This work is dedicated, with tremendous respect, to the Wycliffe Bible Translators, who have done so much, with such dedication, to raise the sights of so many people in all parts of the world.
Rev. Henry E. Ramseyer
The Ramseyer-Northern Bible Society Museum Collection was the hobby and intense interest of the Rev. Henry E. Ramseyer, who was from 1918 until his death in 1945, the Secretary of the Northern Bible Society. He was born in Ontario in 1873, moved in his youth to Michigan, and studied theology at Blufton College in Ohio. He became a minister in 1896 and, coming somewhat by chance to Duluth Minnesota in 1898, he decided that his life's work would be to minister to the lumber and mining camps then developing in northern Minnesota. In Duluth itself he also found a lack of ministry to the poor and homeless, and founded a branch of the Bethel Society, raising funds for the construction of a building which still stands. In 1918, he expanded the work of missions to the workers in northern Minnesota by founding the Northern Bible Society, with the objective of providing the Scriptures to all, at little or no cost, in the languages of their origins. In 1932, the Society erected the Bible House, and in it they had their headquarters, a Book and Bible Shop, and space for the public display of Rev. Ramseyer's private collection.

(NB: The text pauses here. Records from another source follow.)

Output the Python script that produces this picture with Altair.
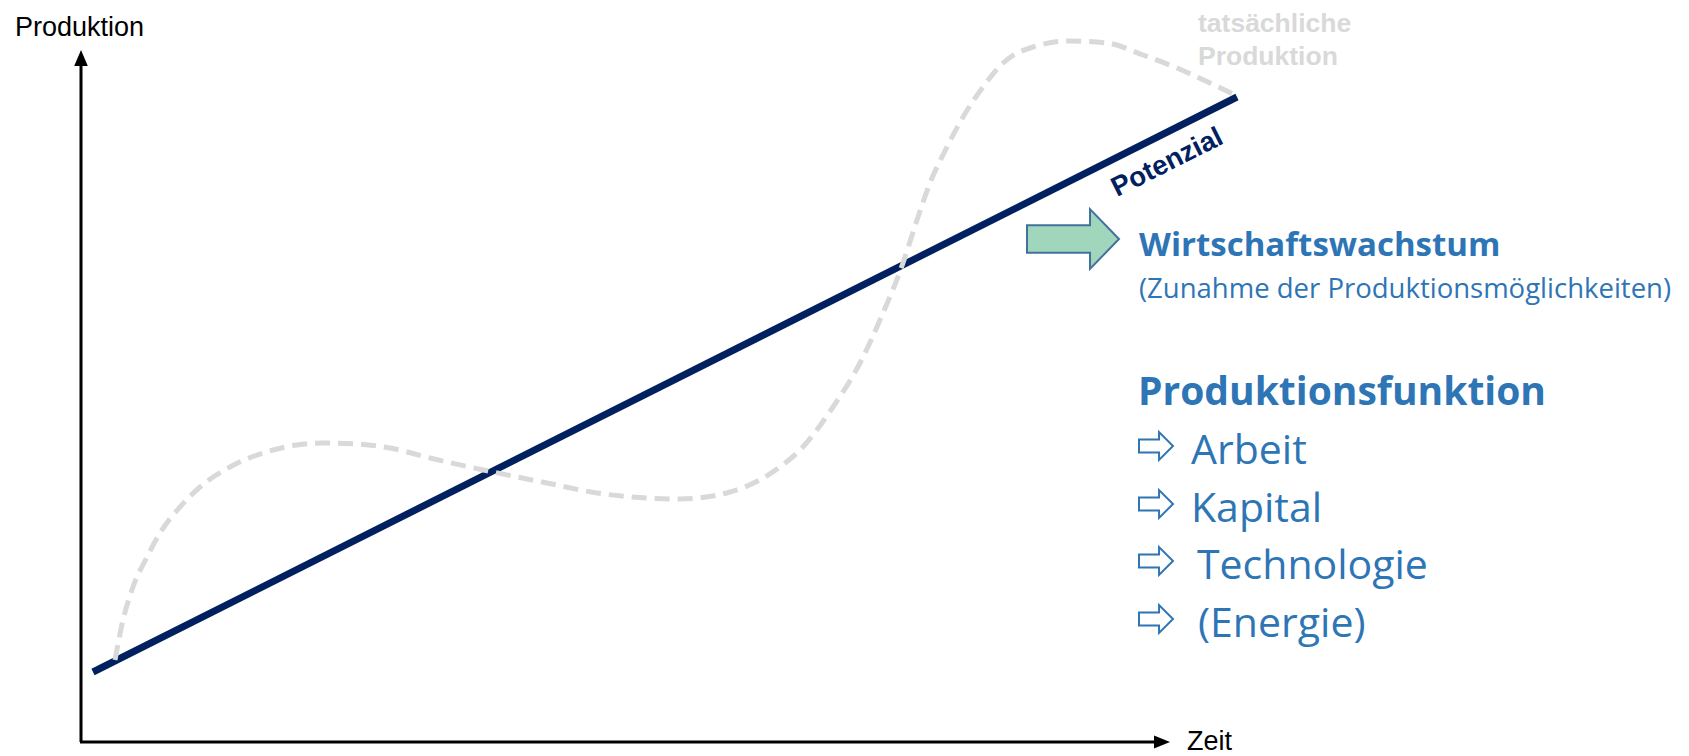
import altair as alt
import pandas as pd

# ---- data (time t, production p; origin at the axis cross) ----
pot_t = [12, 1156]
pot_p = [70, 645]

act_t = [34, 42, 52, 66, 79, 99, 119, 149, 182, 216, 242, 276, 309, 349, 412, 466, 516, 566,
         599, 649, 684, 699, 719, 752, 779, 802, 822, 836, 849, 866, 882, 902, 922, 952, 989,
         1026, 1062, 1096, 1129, 1156]
act_p = [82, 122, 155, 185, 209, 235, 255, 275, 289, 297, 299, 298, 294, 284, 270, 259, 249, 244,
         243, 250, 265, 275, 292, 335, 379, 429, 479, 522, 559, 595, 625, 655, 679, 695, 701,
         699, 687, 674, 659, 646]

factor_labels = ["Arbeit", "Kapital", "Technologie", "(Energie)"]
factor_t = [1110, 1110, 1116, 1117]
factor_p = [278, 220, 163, 105]
factor_arrow_p = [296, 238, 181, 123]

W, H = 1673, 748
NAVY = "#002060"
GRAY = "#D9D9D9"
BLUE = "#2E75B6"

xs = alt.Scale(domain=[-73, 1600], nice=False, zero=False)
ys = alt.Scale(domain=[-14, 734], nice=False, zero=False)


def enc(chart, **kw):
    return chart.encode(x=alt.X("t:Q", scale=xs, axis=None),
                        y=alt.Y("p:Q", scale=ys, axis=None), **kw)


# axes
axes_df = pd.DataFrame({"t": [0, -1], "p": [0, 0], "t2": [0, 1081], "p2": [682, 0]})
axes = enc(alt.Chart(axes_df).mark_rule(color="black", strokeWidth=3),
           x2="t2:Q", y2="p2:Q")

up_tri = enc(alt.Chart(pd.DataFrame({"t": [0], "p": [684]})).mark_point(
    shape="M0,-1L-0.85,1L0.85,1Z", size=256, filled=True, color="black", opacity=1))
right_tri = enc(alt.Chart(pd.DataFrame({"t": [1081], "p": [0]})).mark_point(
    shape="M1,0L-1,-0.8L-1,0.8Z", size=256, filled=True, color="black", opacity=1))

# potential line
pot = enc(alt.Chart(pd.DataFrame({"t": pot_t, "p": pot_p})).mark_line(
    color=NAVY, strokeWidth=7, strokeCap="butt"))

# actual production
act = enc(alt.Chart(pd.DataFrame({"t": act_t, "p": act_p})).mark_line(
    color=GRAY, strokeWidth=5, strokeDash=[15, 8], interpolate="monotone", strokeCap="butt"))

# axis titles
axis_txt = enc(alt.Chart(pd.DataFrame({"t": [-66, 1106], "p": [706, -8],
                                       "label": ["Produktion", "Zeit"]})).mark_text(
    align="left", baseline="alphabetic", font="Liberation Sans", fontSize=27, color="black"),
    text="label:N")

# gray label
gray_txt = enc(alt.Chart(pd.DataFrame({"t": [1117, 1117], "p": [710, 677],
                                       "label": ["tatsächliche", "Produktion"]})).mark_text(
    align="left", baseline="alphabetic", font="Liberation Sans", fontSize=26.5,
    fontWeight="bold", color=GRAY), text="label:N")

# Potenzial label
pot_txt = enc(alt.Chart(pd.DataFrame({"t": [1090], "p": [572], "label": ["Potenzial"]})).mark_text(
    align="center", baseline="alphabetic", angle=333.3, font="Liberation Sans", fontSize=27.5,
    fontWeight="bold", color=NAVY), text="label:N")

# green block arrow
green = enc(alt.Chart(pd.DataFrame({"t": [992], "p": [503]})).mark_point(
    shape="M-1,-0.3L0.37,-0.3L0.37,-0.65L1,0L0.37,0.65L0.37,0.3L-1,0.3Z", size=8464,
    filled=True, fill="#A0D6BC", stroke="#41719C", strokeWidth=2, opacity=1))

ww_txt = enc(alt.Chart(pd.DataFrame({"t": [1058], "p": [486], "label": ["Wirtschaftswachstum"]})).mark_text(
    align="left", baseline="alphabetic", font="Open Sans", fontSize=33, fontWeight="bold", color=BLUE),
    text="label:N")
zu_txt = enc(alt.Chart(pd.DataFrame({"t": [1058], "p": [444],
                                     "label": ["(Zunahme der Produktionsmöglichkeiten)"]})).mark_text(
    align="left", baseline="alphabetic", font="Open Sans", fontSize=27.5, color=BLUE),
    text="label:N")
pf_txt = enc(alt.Chart(pd.DataFrame({"t": [1057], "p": [337], "label": ["Produktionsfunktion"]})).mark_text(
    align="left", baseline="alphabetic", font="Open Sans", fontSize=39, fontWeight="bold", color=BLUE),
    text="label:N")

fac_txt = enc(alt.Chart(pd.DataFrame({"t": factor_t, "p": factor_p, "label": factor_labels})).mark_text(
    align="left", baseline="alphabetic", font="Open Sans", fontSize=41, color=BLUE),
    text="label:N")
fac_arrows = enc(alt.Chart(pd.DataFrame({"t": [1075] * 4, "p": factor_arrow_p})).mark_point(
    shape="M-1,-0.38L0.18,-0.38L0.18,-0.82L1,0L0.18,0.82L0.18,0.38L-1,0.38Z", size=1156,
    filled=True, fill="white", stroke=BLUE, strokeWidth=2, opacity=1))

chart = alt.layer(
    axes, up_tri, right_tri, pot, act, axis_txt, gray_txt, pot_txt, green,
    ww_txt, zu_txt, pf_txt, fac_txt, fac_arrows
).properties(
    width=W, height=H, padding=0, autosize=alt.AutoSizeParams(type="none")
).configure_view(stroke=None)

chart.save("out.html", embed_options={"renderer": "svg", "actions": False})
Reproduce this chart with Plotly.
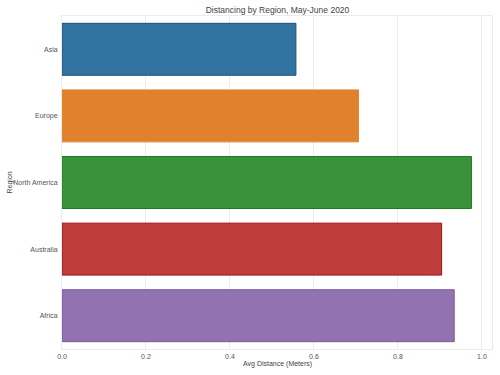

The Bible House still stands
today in Duluth, MN
This Collection began with the goal of demonstrating the history of the development of the Bible in English, but gradually became much more extensive in illustrating the whole process of the translation of the Bible, not only into English, but also into many other languages. Connections with the American Bible Society and the British and Foreign Bible Society provided many examples of the work of these translation agencies and not a few examples of rare and unusual editions of the Bible in many languages. Over sixty items in the Collection date from before 1700.
After the death of the Rev. Ramseyer, his daughters carried on the work of publicizing and caring for the Collection, and a contact with the Scripture Gift Mission of London provided a wealth of additional material from the work which that organization has done around the world, not only in spreading the Scriptures in many languages, but also in the teaching of literacy.
Display cases in the Library
In 1979, the Society found itself unable to maintain the Bible House and its services and looked for a suitable place where the Collection might be continued, preferably in the Duluth area, where it had been conceived, developed, and displayed. The Chancellor of the University of Minnesota, Duluth, at that time, the late Robert Heller, offered the services of the campus Library as a permanent home for the Collection. The offer was accepted, and a formal transfer was carried out. Display cases were built for continuing publicity for the Collection.
Since that time, the Society has provided financing to add to the Collection and private donors have been generous in making additional items available which fit into one of the Collection's particular areas of interest, the people who immigrated into this area. Another special area of addition has been the continuing output of new translations of the Bible into English.
The Collection now numbers over 1,800 volumes, representing 410 languages. Some of the more interesting items are four scrolls of the Torah, dating from the 13th to the 19th centuries; a first edition of the King James Bible and the 1750 Challoner revision of the Douay/Rheims Bible; the 1490 edition of the Opuscula of Thomas Aquinas; the 1554 Erasmus Latin text of the New Testament; four editions of the Geneva Bible, and the 1862 facsimile edition made from the one extant copy of the Tyndale New Testament, recently purchased by the British Library.
There are also some unusual translations other than English, such as the first edition of the New Testament in the Cherokee language and script; a lectionary in Aztec; two Gospels in two dialects of Romany; several books of the Bible and selections in the Moon type for the Blind; some 50 languages of Native Americans (several of them in the Evans syllabary); and more than 100 languages of Africa. Two manuscript copies of the Koran add a non-Christian dimension to the Collection.
To illustrate the craft of fine printing contemporary with the first printed editions of the Bible, the Rev. Ramseyer also added some examples of fine printing in the form of books by Stephanus and Elzevier and a facsimile of Erasmus' "Praise of Folly" with marginal illustrations by the younger Holbein.